The only thing that's problematic is we need better tools to bring logic assumptions to our attention. Currently, UBSAN can only warn us about that when two's bane actually gets passed to the function at runtime. So the only way to spot faulty logic we failed to consider is to both enable UBSAN and be super methodical about unit testing.

Well, another thing I like to do is just read the assembly output. Constantly. Whenever I write something like a parser I've got a keyboard mapping that shows me the assembly output in Emacs with UBSAN enabled. If I turn off the noisy ones like pointer overflow then I can avoid these issues altogether by writing my code so that no UBSAN assembly gets generated.

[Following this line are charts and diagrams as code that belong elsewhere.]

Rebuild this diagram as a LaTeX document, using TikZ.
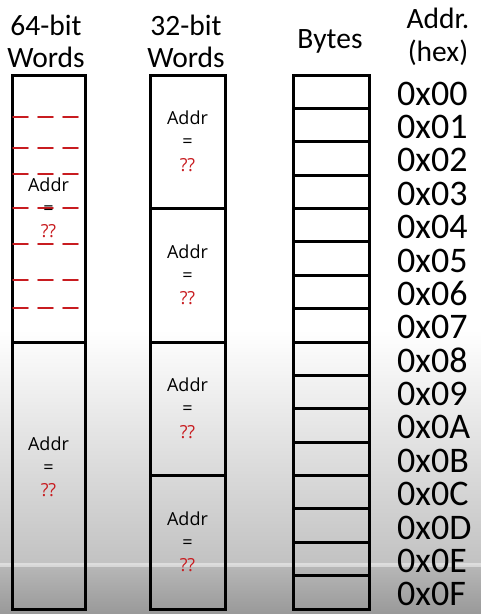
\documentclass[tikz,border=0pt]{standalone}
\usepackage{fontspec}
\setmainfont{Carlito}
\newfontfamily\labfont{Open Sans}
\definecolor{qred}{RGB}{200,28,32}
\begin{document}
\begin{tikzpicture}[x=1pt,y=-1pt,
  cellbox/.style={draw=black,line width=3pt,inner sep=0pt,minimum width=#1},
  head/.style={font=\fontsize{29.5}{31}\selectfont,anchor=base,inner sep=0pt},
  hexlab/.style={font=\fontsize{36}{38}\selectfont,anchor=base west,inner sep=0pt},
  lab/.style={font=\labfont\fontsize{18}{20}\selectfont,anchor=base,inner sep=0pt},
  qlab/.style={lab,text=qred},
  rdash/.style={draw=qred,line width=1.6pt,dash pattern=on 15pt off 10pt,line cap=round}]
\useasboundingbox (0,0) rectangle (481,614);
% background
\fill[white] (0,0) rectangle (481,330);
\shade[top color=white,bottom color=black!24] (0,330) rectangle (481,565);
\shade[top color=black!28,bottom color=black!40] (0,565) rectangle (481,614);
\fill[white,opacity=0.45] (0,563) rectangle (481,567);
% headers
\node[head] (h64a) at (46,35) {64-bit};
\node[head] (h64b) at (46,67) {Words};
\node[head] (h32a) at (186,35) {32-bit};
\node[head] (h32b) at (186,67) {Words};
\node[head] (hby) at (330,48) {Bytes};
\node[head] (had) at (438,28) {Addr.};
\node[head] (hhx) at (438,61) {(hex)};
% 64-bit words
\node[cellbox=73pt,minimum height=267pt] (w64a) at (48.5,208.5) {};
\node[cellbox=73pt,minimum height=267pt] (w64b) at (48.5,475.5) {};
% dashed byte guides
\foreach \yy [count=\i] in {117,148,174,208,244,280,308}
  \draw[rdash] (13,\yy) coordinate (dl\i) -- (80,\yy) coordinate (dr\i);
% labels 64
\node[lab] (l64a1) at (48.5,191.5) {Addr};
\node[lab] (l64a2) at (48.5,214) {=};
\node[qlab] (l64a3) at (48.5,237.5) {??};
\node[lab] (l64b1) at (48.5,450) {Addr};
\node[lab] (l64b2) at (48.5,473) {=};
\node[qlab] (l64b3) at (48.5,496.5) {??};
% 32-bit words
\foreach \k in {0,1,2,3}{
  \pgfmathsetmacro{\cy}{75+66.75+133.5*\k}
  \node[cellbox=75pt,minimum height=133.5pt] (w32\k) at (187.5,\cy) {};
  \node[lab] (l32\k a) at (187.5,\cy-17) {Addr};
  \node[lab] (l32\k b) at (187.5,\cy+6) {=};
  \node[qlab] (l32\k c) at (187.5,\cy+29.5) {??};
}
% bytes and addresses
\foreach \k/\t in {0/0x00,1/0x01,2/0x02,3/0x03,4/0x04,5/0x05,6/0x06,7/0x07,8/0x08,9/0x09,10/0x0A,11/0x0B,12/0x0C,13/0x0D,14/0x0E,15/0x0F}{
  \pgfmathsetmacro{\cy}{75+16.6875+33.375*\k}
  \node[cellbox=76pt,minimum height=33.375pt] (b\k) at (331,\cy) {};
  \node[hexlab] (a\k) at (397,\cy+13.5) {\t};
}
\end{tikzpicture}
\end{document}
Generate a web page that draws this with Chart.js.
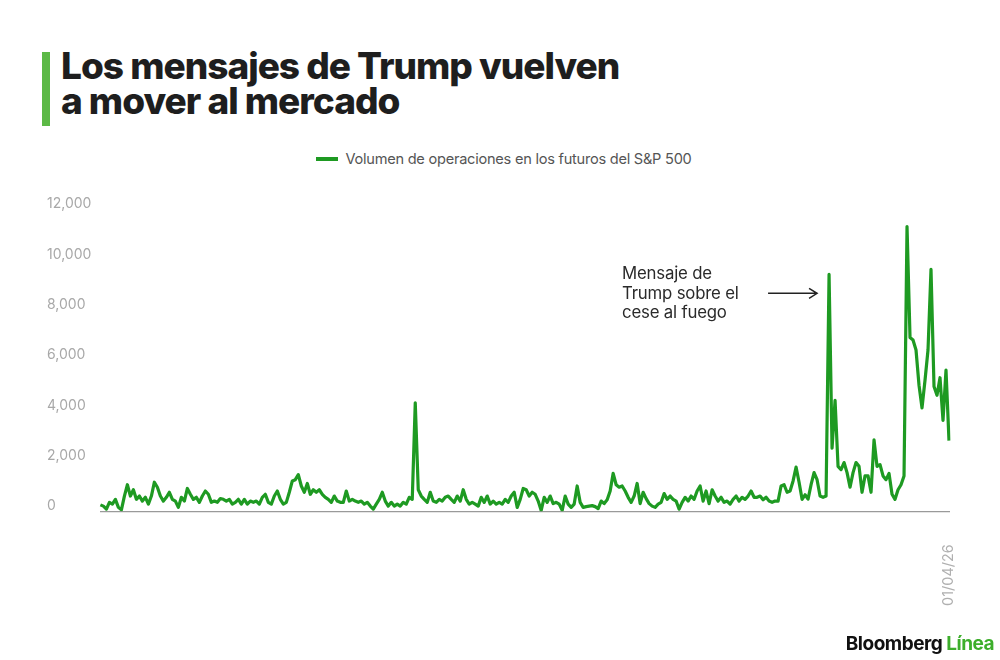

Since the compiler won't show that as a warning. You literally have to read the -S assembly output to get the compiler warnings that are actually meaningful.


I wish there was an abs() function that returned the unsigned version of the signed input type and wasn't UB if you passed in the most negative value of the signed type. Sadly neither C or C++ nor Rust's standard libraries have a built-in implementation of this, and sending the most negative integer into Rust's .abs() will panic in debug mode (is not intended to be used in properly implemented code).